INGREDIENTS
For the base:
6 egg yolks
50g (4 tbsp) of sugar
60ml (4 tbsp) of vegetable oil
60ml (4 tbsp) of milk
10ml (2 tsp) of vanilla extract
150g (1 cup) of all-purpose flour
15g (2 tbsp) of cornstarch
6 egg whites
50g (4 tbsp) of sugar
2ml (½ tsp) of vinegar
Food dye
For the cream:
150 g (⅔ cup) of mascarpone
240 ml (1 cup) of full-fat cream
30 g (2 tbsp) of powdered sugar
METHOD
1. Preheat the oven to 190°C/375°F.
2. Whisk egg yolks with sugar, milk, vegetable oil and vanilla.

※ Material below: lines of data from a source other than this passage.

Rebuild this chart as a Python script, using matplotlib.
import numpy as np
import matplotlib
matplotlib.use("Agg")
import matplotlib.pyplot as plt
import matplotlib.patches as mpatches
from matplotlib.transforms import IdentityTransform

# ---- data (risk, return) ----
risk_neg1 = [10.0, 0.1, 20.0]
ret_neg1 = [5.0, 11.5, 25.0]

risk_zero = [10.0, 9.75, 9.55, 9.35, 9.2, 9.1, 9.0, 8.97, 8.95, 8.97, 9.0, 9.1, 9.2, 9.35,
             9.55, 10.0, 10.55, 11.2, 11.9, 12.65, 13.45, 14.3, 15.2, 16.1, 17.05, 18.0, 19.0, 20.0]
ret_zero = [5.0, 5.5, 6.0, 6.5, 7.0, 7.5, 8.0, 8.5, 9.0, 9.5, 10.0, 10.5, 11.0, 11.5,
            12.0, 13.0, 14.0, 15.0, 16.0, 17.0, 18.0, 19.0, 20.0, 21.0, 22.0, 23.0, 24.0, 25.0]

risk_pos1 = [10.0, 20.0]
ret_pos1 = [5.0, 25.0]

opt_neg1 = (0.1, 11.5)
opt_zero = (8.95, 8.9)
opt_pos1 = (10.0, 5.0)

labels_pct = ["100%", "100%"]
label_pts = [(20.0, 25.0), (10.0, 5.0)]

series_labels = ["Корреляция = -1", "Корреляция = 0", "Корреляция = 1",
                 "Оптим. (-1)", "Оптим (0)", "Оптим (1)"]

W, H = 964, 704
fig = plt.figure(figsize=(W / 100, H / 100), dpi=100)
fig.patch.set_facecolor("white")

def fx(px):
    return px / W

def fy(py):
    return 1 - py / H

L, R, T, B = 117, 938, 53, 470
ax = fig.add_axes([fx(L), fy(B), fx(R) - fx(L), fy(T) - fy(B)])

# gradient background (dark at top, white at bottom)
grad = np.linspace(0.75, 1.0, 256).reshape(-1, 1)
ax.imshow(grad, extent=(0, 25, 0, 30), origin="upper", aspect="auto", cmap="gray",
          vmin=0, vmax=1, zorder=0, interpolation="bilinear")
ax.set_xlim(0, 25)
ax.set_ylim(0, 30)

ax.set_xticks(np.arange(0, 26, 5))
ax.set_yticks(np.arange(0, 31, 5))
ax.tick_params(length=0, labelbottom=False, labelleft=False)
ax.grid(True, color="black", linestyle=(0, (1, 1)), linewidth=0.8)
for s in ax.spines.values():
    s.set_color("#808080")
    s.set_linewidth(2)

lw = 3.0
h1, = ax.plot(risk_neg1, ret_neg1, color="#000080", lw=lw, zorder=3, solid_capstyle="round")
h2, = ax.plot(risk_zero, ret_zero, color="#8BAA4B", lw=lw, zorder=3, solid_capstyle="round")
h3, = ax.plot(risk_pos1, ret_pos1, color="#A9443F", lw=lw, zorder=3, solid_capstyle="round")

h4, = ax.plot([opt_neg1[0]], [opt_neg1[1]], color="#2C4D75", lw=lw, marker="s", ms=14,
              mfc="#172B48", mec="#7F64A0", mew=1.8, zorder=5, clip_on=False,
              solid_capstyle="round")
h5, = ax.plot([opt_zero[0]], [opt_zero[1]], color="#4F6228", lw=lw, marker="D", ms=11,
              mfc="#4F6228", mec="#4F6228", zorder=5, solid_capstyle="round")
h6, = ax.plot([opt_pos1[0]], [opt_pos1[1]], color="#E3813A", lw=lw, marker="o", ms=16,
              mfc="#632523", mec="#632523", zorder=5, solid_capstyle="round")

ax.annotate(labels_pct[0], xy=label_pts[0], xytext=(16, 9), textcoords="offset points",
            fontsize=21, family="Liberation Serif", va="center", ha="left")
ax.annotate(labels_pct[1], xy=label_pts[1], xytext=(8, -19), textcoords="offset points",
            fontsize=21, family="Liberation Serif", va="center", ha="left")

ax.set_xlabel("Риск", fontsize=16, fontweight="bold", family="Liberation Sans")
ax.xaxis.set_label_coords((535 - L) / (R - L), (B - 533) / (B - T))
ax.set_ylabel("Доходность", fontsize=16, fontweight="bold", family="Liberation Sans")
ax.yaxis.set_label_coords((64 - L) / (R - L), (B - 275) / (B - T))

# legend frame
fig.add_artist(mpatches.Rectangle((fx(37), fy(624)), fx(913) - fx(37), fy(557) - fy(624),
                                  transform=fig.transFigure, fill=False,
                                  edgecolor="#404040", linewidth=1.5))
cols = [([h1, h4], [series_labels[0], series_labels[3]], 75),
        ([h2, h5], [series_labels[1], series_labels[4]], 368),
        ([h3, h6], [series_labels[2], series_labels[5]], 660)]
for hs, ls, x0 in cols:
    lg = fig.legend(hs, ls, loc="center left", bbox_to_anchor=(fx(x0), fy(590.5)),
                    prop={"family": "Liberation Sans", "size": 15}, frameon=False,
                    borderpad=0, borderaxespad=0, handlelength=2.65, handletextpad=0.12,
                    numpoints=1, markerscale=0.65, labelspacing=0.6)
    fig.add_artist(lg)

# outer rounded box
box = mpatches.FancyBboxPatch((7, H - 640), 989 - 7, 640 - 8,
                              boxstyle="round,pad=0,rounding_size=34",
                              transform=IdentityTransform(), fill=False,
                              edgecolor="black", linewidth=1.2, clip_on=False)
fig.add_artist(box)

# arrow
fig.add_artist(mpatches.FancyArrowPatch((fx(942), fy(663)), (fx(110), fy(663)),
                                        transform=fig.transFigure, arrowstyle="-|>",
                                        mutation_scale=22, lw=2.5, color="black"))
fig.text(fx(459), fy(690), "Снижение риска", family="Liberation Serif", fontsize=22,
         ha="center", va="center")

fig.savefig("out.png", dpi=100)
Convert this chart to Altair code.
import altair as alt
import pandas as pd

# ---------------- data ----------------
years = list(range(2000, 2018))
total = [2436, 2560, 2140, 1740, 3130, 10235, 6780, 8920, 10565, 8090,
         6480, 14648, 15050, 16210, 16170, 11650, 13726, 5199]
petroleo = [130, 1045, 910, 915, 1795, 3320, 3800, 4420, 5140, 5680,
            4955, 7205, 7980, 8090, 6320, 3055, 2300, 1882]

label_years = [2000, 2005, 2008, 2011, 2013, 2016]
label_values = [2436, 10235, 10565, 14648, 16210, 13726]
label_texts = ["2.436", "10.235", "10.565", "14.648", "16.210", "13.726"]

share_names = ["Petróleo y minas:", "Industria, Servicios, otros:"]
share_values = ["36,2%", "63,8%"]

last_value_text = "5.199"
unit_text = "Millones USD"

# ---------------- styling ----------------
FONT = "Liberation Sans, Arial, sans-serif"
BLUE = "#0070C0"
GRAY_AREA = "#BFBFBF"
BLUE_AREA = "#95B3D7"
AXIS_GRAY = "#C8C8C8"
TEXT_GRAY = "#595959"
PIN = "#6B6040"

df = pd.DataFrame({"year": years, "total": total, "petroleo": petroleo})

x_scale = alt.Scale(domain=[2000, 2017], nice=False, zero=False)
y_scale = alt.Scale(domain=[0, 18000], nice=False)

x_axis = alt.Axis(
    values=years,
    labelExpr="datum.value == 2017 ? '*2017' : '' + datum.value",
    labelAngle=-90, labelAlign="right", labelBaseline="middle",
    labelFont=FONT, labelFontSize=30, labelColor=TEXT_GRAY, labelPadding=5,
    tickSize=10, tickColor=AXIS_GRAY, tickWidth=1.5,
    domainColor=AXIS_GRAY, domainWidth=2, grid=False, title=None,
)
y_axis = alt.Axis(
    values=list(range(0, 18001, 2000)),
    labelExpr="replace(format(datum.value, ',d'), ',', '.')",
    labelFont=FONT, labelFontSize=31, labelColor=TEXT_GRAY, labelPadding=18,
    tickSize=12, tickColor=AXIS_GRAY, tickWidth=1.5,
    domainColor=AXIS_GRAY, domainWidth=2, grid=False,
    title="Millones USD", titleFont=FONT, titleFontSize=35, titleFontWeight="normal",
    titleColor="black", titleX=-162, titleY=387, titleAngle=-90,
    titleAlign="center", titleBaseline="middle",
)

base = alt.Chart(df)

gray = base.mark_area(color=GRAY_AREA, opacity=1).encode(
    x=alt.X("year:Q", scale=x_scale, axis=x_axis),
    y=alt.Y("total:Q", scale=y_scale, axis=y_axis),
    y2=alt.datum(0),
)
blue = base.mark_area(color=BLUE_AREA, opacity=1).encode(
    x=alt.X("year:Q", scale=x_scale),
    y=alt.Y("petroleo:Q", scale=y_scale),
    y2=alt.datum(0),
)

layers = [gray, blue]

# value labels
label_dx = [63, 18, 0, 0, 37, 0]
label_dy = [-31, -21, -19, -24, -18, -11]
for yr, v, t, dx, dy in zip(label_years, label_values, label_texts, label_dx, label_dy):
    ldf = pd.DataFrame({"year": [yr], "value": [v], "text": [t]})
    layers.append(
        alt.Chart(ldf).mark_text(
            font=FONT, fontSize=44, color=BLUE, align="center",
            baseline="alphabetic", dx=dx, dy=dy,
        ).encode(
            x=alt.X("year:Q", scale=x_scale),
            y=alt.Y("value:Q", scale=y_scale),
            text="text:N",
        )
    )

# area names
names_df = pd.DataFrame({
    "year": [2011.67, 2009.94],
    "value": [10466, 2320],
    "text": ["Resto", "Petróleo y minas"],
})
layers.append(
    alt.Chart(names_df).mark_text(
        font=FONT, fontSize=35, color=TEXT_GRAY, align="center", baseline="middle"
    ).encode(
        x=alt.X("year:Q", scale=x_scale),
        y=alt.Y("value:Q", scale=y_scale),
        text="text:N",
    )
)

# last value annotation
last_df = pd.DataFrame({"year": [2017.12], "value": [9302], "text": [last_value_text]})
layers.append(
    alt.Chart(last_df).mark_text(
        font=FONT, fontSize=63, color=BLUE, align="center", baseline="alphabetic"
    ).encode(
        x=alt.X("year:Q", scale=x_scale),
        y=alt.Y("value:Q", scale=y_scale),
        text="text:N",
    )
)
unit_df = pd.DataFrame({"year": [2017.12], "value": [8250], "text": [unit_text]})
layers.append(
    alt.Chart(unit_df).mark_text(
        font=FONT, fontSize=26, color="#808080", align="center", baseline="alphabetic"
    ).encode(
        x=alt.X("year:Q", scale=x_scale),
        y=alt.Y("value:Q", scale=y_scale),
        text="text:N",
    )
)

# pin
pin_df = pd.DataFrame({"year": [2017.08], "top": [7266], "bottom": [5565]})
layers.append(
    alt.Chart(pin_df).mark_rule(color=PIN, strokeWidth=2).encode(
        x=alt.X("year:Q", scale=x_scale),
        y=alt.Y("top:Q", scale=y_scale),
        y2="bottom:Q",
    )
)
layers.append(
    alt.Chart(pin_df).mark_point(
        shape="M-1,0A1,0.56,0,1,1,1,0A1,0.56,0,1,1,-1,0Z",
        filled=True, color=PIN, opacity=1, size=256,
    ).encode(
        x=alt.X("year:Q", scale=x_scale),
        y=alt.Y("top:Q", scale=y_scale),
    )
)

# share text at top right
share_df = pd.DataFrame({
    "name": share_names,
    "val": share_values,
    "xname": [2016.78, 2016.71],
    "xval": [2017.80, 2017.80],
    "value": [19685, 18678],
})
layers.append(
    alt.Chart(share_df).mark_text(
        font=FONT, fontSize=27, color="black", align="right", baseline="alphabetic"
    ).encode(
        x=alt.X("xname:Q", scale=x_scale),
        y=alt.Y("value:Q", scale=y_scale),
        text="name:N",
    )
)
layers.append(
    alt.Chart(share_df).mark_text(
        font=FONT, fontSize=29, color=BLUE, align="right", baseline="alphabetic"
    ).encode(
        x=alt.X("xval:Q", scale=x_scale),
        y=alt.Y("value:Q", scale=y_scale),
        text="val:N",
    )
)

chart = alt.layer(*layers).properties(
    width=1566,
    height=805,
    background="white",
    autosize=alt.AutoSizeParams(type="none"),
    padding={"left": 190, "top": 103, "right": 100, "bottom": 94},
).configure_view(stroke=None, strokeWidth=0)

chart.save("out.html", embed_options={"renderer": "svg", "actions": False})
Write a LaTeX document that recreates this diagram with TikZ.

3. Separately combine sifted cornstarch and flour. Mix dry ingredients with egg yolk mixture until smooth batter forms.
4. In a large bowl whip egg whites with vinegar and sugar until stiff peaks form.
5. Fold the egg white mixture into the batter.
6. Prepare food dyes following a design pattern of your choice. Mix 2 tbsp of batter with each dye (optionally add a tsp of flour into each dyed bowl of batter to make it easier to work with).
7. Pipe out your design onto a parchment-covered baking sheet (33x45 cm) and pour the batter on top. Bake for 8-9 minutes.
8. Roll the cake base into a roll and set aside to cool down.
9. Whip mascarpone with cream and powdered sugar.
10. Spread the cream on top of the cake, optionally you can top it with crumbled cookies and chopped nuts. Roll carefully.